The outside wall of Stoneburner’s office at the hospital is mostly windows. On a sunny day, it makes for a very bright place. On Monday, what made Stoneburner look up and out the window was the heavy rain. And just behind that, bearing down on the hospital, she saw the tornado.

She called the hospital’s emergency number and sounded the alarm. Told people to get themselves and the patients away from any windows.

"You don’t panic, because you don’t have time.”

Around the same time, Marianne Walston got a call that there was a tornado outside Room 208. By the time she got there the tornado was headed toward the intensive care unit.

Deep in the ER, where there were no windows to see, the tornado was “a whole different monster,” said nurse Sunshine Barrett, “All we could feel is the pressure in our ears.”

Letting the family dog in from outside, Kerry Greene saw the funnel cloud she had been taught to fear growing up in Texas. “It’s kind of mesmerizing,” she said. She quickly headed for a closet in the house, worried about Dylan at the nearby daycare. Who knew what path that tornado would take?

At about that time, “everybody was starting to gather up,” said 7-year-old Dylan. They went into the hall and the teachers shielded the kids with their bodies. The tornado sounded like a train “ going wooo” to Dylan. Was he scared?

“No,” he said quickly. “Some girls were.”

Then, Dylan added that he was scared “a little bit,” and held his thumb and index finger a couple of milimeters apart.

After it was over, they went into the classroom to read a book. “The moms were calling to see if we were okay” and soon his dad would come pick him up and take him home too.

Kerry Greene, knowing Dylan was safe, headed back to work in the ER, where within minutes of the tornado passing, people started showing up at the hospital. Covered in dust, bruises and cuts, in shock, but, amazingly, alive.

Only three of the roughly 70 people who passed through the emergency room doors had to be admitted to the hospital. One of them was an Obici employee who was caught in the storm heading home from work. About another 10 or so Obici employees lost their homes and Sentara is in the process of figuring out how to help them, Stoneburner said.

The ER was filled not just with patients but with doctors and nurses who came to work without being asked. Plastic surgeons did basic stitches. Orthopedic surgeons set broken bones. Some worked knowing their own homes had been destroyed.

“They were here, just working away, knowing they had nothing to go home to,” said Walston, a nurse who is director of critical and emergency services at Obici.

But it wasn’t just the staff who were inspiring.

There was the family with a little girl and a baby, who had a shop in the demolished strip mall across the street, who managed to somehow walk out of the wreckage.

The “little eight-year-old girl was so shaken up,” Walston said.

“She was so stoic though,” Barrett added.

“It’s a real joy to be a part of a community that just pulled together,” Barrett said. “I watched people say, 'This person is hurt worse than I am.

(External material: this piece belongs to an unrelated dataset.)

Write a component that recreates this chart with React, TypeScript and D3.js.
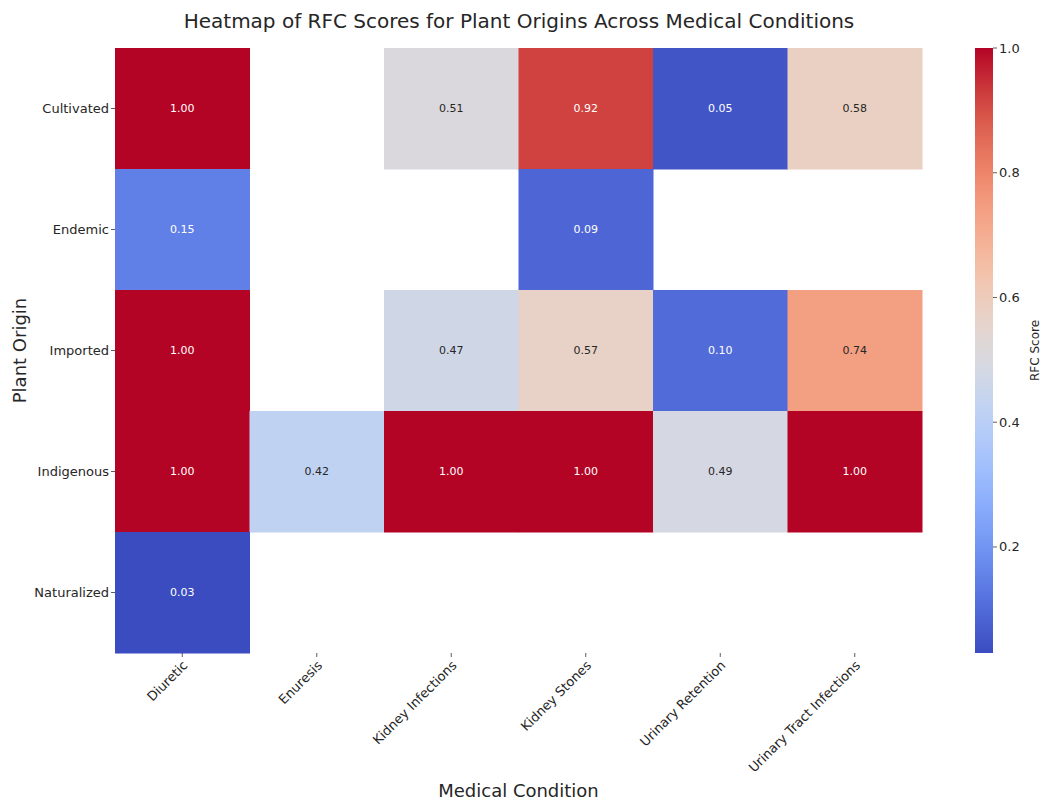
import React, { useEffect, useRef } from "react";
import * as d3 from "d3";

const conditions = ["Diuretic", "Enuresis", "Kidney Infections", "Kidney Stones", "Urinary Retention", "Urinary Tract Infections"];
const origins = ["Cultivated", "Endemic", "Imported", "Indigenous", "Naturalized"];
const cultivated = [1.0, null, 0.51, 0.92, 0.05, 0.58];
const endemic = [0.15, null, null, 0.09, null, null];
const imported = [1.0, null, 0.47, 0.57, 0.10, 0.74];
const indigenous = [1.0, 0.42, 1.0, 1.0, 0.49, 1.0];
const naturalized = [0.03, null, null, null, null, null];
const colorbarTicks = [0.2, 0.4, 0.6, 0.8, 1.0];
const coolwarmStops = ["#3b4cc0", "#5977e3", "#7b9ff9", "#9ebeff", "#c0d4f5", "#dddcdc", "#f2cbb7", "#f7ac8e", "#ee8468", "#d65244", "#b40426"];

const rows: (number | null)[][] = [cultivated, endemic, imported, indigenous, naturalized];

export default function App() {
  const ref = useRef<SVGSVGElement>(null);
  useEffect(() => {
    const svg = d3.select(ref.current);
    svg.selectAll("*").remove();
    const W = 1044, H = 800;
    const left = 115, right = 922, top = 48, bottom = 653;
    const font = "DejaVu Sans, sans-serif";
    const vmin = 0.03, vmax = 1.0;
    const interp = d3.interpolateRgbBasis(coolwarmStops);
    const color = (v: number) => interp((v - vmin) / (vmax - vmin));

    const x = d3.scaleBand().domain(conditions).range([left, right]).padding(0);
    const y = d3.scaleBand().domain(origins).range([top, bottom]).padding(0);

    svg.append("rect").attr("width", W).attr("height", H).attr("fill", "#fff");

    const cells: { o: string; c: string; v: number }[] = [];
    rows.forEach((r, i) => r.forEach((v, j) => { if (v !== null) cells.push({ o: origins[i], c: conditions[j], v }); }));

    svg.append("g").selectAll("rect").data(cells).join("rect")
      .attr("x", d => x(d.c)!).attr("y", d => y(d.o)!)
      .attr("width", x.bandwidth() + 0.5).attr("height", y.bandwidth() + 0.5)
      .attr("fill", d => color(d.v));

    const lum = (c: string) => {
      const rgb = d3.rgb(c);
      const f = (u: number) => { u /= 255; return u <= 0.03928 ? u / 12.92 : Math.pow((u + 0.055) / 1.055, 2.4); };
      return 0.2126 * f(rgb.r) + 0.7152 * f(rgb.g) + 0.0722 * f(rgb.b);
    };

    svg.append("g").selectAll("text").data(cells).join("text")
      .attr("x", d => x(d.c)! + x.bandwidth() / 2).attr("y", d => y(d.o)! + y.bandwidth() / 2)
      .attr("text-anchor", "middle").attr("dominant-baseline", "central")
      .attr("font-family", font).attr("font-size", 11)
      .attr("fill", d => (lum(color(d.v)) > 0.408 ? "#262626" : "#ffffff"))
      .text(d => d.v.toFixed(2));

    // y ticks
    const yg = svg.append("g");
    origins.forEach(o => {
      const cy = y(o)! + y.bandwidth() / 2;
      yg.append("line").attr("x1", left - 4).attr("x2", left).attr("y1", cy).attr("y2", cy).attr("stroke", "#333").attr("stroke-width", 0.8);
      yg.append("text").attr("x", left - 6).attr("y", cy).attr("text-anchor", "end").attr("dominant-baseline", "central")
        .attr("font-family", font).attr("font-size", 13).attr("fill", "#262626").text(o);
    });

    // x ticks
    const xg = svg.append("g");
    conditions.forEach(c => {
      const cx = x(c)! + x.bandwidth() / 2;
      xg.append("line").attr("x1", cx).attr("x2", cx).attr("y1", bottom).attr("y2", bottom + 4).attr("stroke", "#333").attr("stroke-width", 0.8);
      xg.append("text").attr("transform", `translate(${cx + 3},${bottom + 10}) rotate(-45)`)
        .attr("text-anchor", "end").attr("dominant-baseline", "central")
        .attr("font-family", font).attr("font-size", 13).attr("fill", "#262626").text(c);
    });

    svg.append("text").attr("x", (left + right) / 2).attr("y", 797).attr("text-anchor", "middle")
      .attr("font-family", font).attr("font-size", 18).attr("fill", "#262626").text("Medical Condition");
    svg.append("text").attr("transform", `translate(26,${(top + bottom) / 2}) rotate(-90)`).attr("text-anchor", "middle")
      .attr("font-family", font).attr("font-size", 18).attr("fill", "#262626").text("Plant Origin");
    svg.append("text").attr("x", 519).attr("y", 28).attr("text-anchor", "middle")
      .attr("font-family", font).attr("font-size", 20).attr("fill", "#262626")
      .text("Heatmap of RFC Scores for Plant Origins Across Medical Conditions");

    // colorbar
    const cbx = 975, cbw = 18;
    const cs = d3.scaleLinear().domain([vmin, vmax]).range([bottom, top]);
    const defs = svg.append("defs");
    const grad = defs.append("linearGradient").attr("id", "cbgrad").attr("x1", 0).attr("y1", 1).attr("x2", 0).attr("y2", 0);
    d3.range(0, 1.0001, 0.02).forEach(t => {
      grad.append("stop").attr("offset", t).attr("stop-color", interp(t));
    });
    svg.append("rect").attr("x", cbx).attr("y", top).attr("width", cbw).attr("height", bottom - top).attr("fill", "url(#cbgrad)");
    colorbarTicks.forEach(t => {
      const ty = cs(t);
      svg.append("line").attr("x1", cbx + cbw).attr("x2", cbx + cbw + 4).attr("y1", ty).attr("y2", ty).attr("stroke", "#333").attr("stroke-width", 0.8);
      svg.append("text").attr("x", cbx + cbw + 6).attr("y", ty).attr("dominant-baseline", "central")
        .attr("font-family", font).attr("font-size", 13).attr("fill", "#262626").text(t.toFixed(1));
    });
    svg.append("text").attr("transform", `translate(1039,${(top + bottom) / 2}) rotate(-90)`).attr("text-anchor", "middle")
      .attr("font-family", font).attr("font-size", 12).attr("fill", "#262626").text("RFC Score");
  }, []);
  return (
    <div style={{ position: "absolute", left: 0, top: 0 }}>
      <svg ref={ref} width={1044} height={800} style={{ display: "block" }} />
    </div>
  );
}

Can you take them first?’ I heard that more than once.”

Hospitals from all over offered help. A supply truck made its way to Obici just after 10 to replenish supplies. By then, the ER was actually quieter than on a normal busy Monday night. So many health professionals had volunteered to help that the patients were treated very quickly and released.

So, the day after the tornado the people at Obici worried about what their neighbors who would go home to find so much destruction. And they worried about how, in their haste to recover their belongings along jagged wreckage they might get hurt all over again and need to be stitched up.

But the day after the tornado also happened to be sunny. And Dylan didn’t have to go to school, something he didn’t seem to mind at all. He had this offer as a tip for kids – or anyone – for that matter who doesn’t know what to do in a tornado...and maybe most importantly, after.

“Tell them to duck down and don’t panic,” said Dylan. “ Because their moms are going to be okay and so are their dads. Don’t cry. And just have fun and start the day off again nice.”